> **Data lines**

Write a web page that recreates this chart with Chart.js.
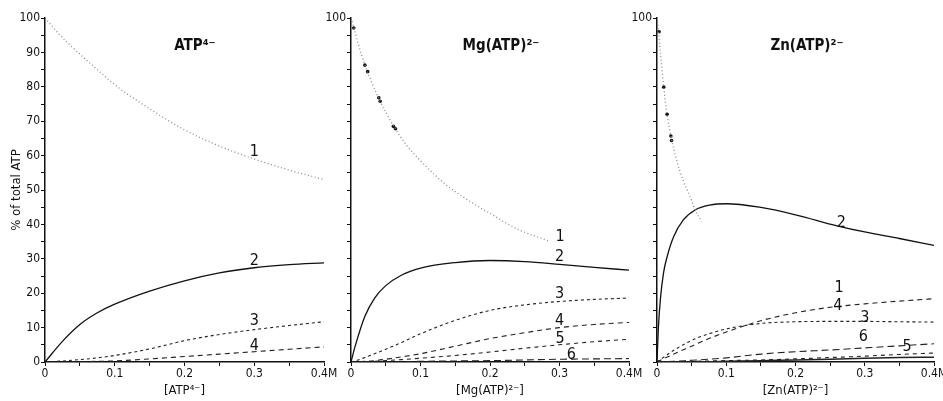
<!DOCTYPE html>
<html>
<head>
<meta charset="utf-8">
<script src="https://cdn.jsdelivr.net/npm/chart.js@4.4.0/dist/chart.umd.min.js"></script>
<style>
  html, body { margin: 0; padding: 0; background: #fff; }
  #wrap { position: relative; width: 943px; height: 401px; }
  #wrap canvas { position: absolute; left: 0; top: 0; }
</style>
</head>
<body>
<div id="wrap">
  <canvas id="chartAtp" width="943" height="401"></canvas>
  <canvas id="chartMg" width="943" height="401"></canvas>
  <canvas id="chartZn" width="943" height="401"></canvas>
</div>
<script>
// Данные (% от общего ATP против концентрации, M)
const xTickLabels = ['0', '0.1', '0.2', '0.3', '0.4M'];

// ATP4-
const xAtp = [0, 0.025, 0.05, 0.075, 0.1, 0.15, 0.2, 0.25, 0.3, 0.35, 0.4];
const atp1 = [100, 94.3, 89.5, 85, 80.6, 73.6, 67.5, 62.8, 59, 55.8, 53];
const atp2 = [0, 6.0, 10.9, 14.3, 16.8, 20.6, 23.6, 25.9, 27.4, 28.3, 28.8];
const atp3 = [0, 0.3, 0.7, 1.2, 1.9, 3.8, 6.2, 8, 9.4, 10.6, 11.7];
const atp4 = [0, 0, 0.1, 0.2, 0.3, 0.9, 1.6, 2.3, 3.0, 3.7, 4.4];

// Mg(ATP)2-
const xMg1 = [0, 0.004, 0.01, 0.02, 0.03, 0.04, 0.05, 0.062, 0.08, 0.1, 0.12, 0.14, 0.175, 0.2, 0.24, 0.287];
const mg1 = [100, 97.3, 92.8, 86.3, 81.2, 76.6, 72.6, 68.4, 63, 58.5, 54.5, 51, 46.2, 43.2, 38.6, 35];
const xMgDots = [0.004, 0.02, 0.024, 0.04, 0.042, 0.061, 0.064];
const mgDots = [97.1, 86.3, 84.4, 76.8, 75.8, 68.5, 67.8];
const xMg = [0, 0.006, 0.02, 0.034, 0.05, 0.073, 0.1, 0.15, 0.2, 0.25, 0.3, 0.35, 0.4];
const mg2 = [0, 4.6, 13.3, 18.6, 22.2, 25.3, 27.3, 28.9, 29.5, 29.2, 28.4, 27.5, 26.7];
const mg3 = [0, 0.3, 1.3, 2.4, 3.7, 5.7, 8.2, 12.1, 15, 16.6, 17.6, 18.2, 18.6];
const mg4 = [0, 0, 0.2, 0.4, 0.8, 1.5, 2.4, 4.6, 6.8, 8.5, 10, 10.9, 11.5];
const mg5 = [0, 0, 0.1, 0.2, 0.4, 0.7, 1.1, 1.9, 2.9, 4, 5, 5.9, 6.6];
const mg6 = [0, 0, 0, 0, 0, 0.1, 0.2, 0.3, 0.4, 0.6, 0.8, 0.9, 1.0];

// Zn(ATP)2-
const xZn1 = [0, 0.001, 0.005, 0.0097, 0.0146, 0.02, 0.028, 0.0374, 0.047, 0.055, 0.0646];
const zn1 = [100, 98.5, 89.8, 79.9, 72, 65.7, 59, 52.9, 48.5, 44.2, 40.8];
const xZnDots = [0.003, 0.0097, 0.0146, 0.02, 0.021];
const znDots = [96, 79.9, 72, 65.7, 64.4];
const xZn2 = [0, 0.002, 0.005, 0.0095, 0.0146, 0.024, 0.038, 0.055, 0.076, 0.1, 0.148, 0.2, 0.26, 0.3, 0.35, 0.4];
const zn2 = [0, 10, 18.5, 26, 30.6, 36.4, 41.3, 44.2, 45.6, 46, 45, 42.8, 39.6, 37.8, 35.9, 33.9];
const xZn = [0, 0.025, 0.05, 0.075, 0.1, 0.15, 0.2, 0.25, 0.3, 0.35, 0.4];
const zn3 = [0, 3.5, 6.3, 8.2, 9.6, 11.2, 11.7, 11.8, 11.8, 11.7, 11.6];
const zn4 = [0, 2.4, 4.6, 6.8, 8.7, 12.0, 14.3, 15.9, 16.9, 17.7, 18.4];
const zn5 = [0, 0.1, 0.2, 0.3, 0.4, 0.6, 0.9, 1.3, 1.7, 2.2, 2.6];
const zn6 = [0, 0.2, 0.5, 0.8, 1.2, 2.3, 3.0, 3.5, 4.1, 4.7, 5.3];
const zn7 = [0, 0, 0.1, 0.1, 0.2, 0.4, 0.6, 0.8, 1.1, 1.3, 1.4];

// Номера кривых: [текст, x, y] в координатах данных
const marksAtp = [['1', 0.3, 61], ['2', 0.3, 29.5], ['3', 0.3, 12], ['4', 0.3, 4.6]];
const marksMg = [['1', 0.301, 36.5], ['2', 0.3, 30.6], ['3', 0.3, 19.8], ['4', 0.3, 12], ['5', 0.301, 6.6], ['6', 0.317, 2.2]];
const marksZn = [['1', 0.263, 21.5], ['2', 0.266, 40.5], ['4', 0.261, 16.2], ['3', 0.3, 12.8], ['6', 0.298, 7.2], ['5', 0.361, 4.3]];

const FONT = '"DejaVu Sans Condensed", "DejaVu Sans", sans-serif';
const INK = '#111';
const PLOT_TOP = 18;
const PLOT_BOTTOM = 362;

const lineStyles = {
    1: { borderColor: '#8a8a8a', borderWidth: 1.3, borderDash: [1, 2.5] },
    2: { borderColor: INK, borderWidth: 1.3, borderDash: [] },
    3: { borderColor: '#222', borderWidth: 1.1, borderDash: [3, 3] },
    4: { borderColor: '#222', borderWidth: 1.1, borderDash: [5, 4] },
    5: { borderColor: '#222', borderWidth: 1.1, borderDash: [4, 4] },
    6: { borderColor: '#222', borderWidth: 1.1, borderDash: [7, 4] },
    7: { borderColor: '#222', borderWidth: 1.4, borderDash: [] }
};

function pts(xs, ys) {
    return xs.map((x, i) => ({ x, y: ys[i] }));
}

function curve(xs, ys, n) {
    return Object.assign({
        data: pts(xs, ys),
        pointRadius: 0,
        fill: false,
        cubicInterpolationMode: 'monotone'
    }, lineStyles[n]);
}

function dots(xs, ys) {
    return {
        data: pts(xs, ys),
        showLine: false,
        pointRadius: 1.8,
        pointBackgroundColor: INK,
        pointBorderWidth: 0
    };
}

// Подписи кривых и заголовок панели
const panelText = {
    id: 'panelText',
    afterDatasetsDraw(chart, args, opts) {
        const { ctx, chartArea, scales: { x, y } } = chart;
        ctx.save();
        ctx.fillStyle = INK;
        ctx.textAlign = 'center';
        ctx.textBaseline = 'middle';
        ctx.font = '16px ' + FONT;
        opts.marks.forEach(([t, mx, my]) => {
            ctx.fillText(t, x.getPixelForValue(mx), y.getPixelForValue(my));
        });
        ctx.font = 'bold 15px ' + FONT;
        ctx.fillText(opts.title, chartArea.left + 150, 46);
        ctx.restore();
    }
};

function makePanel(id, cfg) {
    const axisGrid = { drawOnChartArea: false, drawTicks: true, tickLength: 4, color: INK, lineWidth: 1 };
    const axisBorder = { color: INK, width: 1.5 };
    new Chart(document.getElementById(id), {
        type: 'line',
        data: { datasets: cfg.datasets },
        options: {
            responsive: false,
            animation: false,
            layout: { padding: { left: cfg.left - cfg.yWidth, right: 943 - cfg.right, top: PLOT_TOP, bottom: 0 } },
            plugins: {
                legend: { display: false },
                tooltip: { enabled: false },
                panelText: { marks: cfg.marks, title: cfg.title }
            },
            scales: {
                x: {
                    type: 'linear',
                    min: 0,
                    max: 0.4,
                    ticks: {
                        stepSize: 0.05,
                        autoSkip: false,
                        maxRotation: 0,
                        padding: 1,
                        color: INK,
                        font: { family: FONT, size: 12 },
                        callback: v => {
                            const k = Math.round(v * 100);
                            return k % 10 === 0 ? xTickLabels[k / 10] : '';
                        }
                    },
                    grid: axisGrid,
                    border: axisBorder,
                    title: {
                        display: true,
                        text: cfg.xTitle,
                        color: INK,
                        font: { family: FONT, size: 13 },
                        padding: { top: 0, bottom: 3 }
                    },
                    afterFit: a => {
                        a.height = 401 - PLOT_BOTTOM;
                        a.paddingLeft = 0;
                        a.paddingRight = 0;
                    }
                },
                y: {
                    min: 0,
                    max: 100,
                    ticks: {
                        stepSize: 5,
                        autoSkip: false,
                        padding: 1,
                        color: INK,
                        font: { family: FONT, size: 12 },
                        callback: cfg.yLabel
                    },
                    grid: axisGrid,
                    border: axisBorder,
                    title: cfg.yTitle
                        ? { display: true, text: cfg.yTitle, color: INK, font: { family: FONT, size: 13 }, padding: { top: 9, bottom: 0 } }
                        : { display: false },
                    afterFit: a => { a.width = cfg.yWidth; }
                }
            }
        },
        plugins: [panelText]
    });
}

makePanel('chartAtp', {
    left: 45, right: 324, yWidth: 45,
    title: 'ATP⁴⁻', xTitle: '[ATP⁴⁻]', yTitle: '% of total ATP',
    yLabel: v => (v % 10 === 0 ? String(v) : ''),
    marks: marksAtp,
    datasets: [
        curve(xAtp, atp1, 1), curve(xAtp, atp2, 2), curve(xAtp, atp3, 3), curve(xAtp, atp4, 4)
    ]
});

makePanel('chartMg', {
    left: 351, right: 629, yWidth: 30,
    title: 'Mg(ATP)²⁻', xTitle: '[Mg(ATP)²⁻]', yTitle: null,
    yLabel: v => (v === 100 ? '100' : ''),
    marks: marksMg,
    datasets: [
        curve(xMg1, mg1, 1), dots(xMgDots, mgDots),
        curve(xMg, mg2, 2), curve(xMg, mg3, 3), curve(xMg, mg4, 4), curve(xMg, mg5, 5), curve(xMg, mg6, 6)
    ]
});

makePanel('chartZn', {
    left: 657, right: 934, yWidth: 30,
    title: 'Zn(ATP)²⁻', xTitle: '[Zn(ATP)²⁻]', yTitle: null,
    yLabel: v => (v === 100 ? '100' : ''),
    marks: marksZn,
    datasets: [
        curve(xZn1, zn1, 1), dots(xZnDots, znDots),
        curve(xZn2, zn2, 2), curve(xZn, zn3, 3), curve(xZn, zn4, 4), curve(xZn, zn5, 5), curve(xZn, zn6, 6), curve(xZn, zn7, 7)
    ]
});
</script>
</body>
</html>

> **Set problem**
Omitting all pictures, restate exactly the lines of the material from its start through the line that contains "const xTickLabels = ['0', '0.1', '0.2', '0.3', '0.4M'];".

> **Correct result**
Write a web page that recreates this chart with Chart.js.
<!DOCTYPE html>
<html>
<head>
<meta charset="utf-8">
<script src="https://cdn.jsdelivr.net/npm/chart.js@4.4.0/dist/chart.umd.min.js"></script>
<style>
  html, body { margin: 0; padding: 0; background: #fff; }
  #wrap { position: relative; width: 943px; height: 401px; }
  #wrap canvas { position: absolute; left: 0; top: 0; }
</style>
</head>
<body>
<div id="wrap">
  <canvas id="chartAtp" width="943" height="401"></canvas>
  <canvas id="chartMg" width="943" height="401"></canvas>
  <canvas id="chartZn" width="943" height="401"></canvas>
</div>
<script>
// Данные (% от общего ATP против концентрации, M)
const xTickLabels = ['0', '0.1', '0.2', '0.3', '0.4M'];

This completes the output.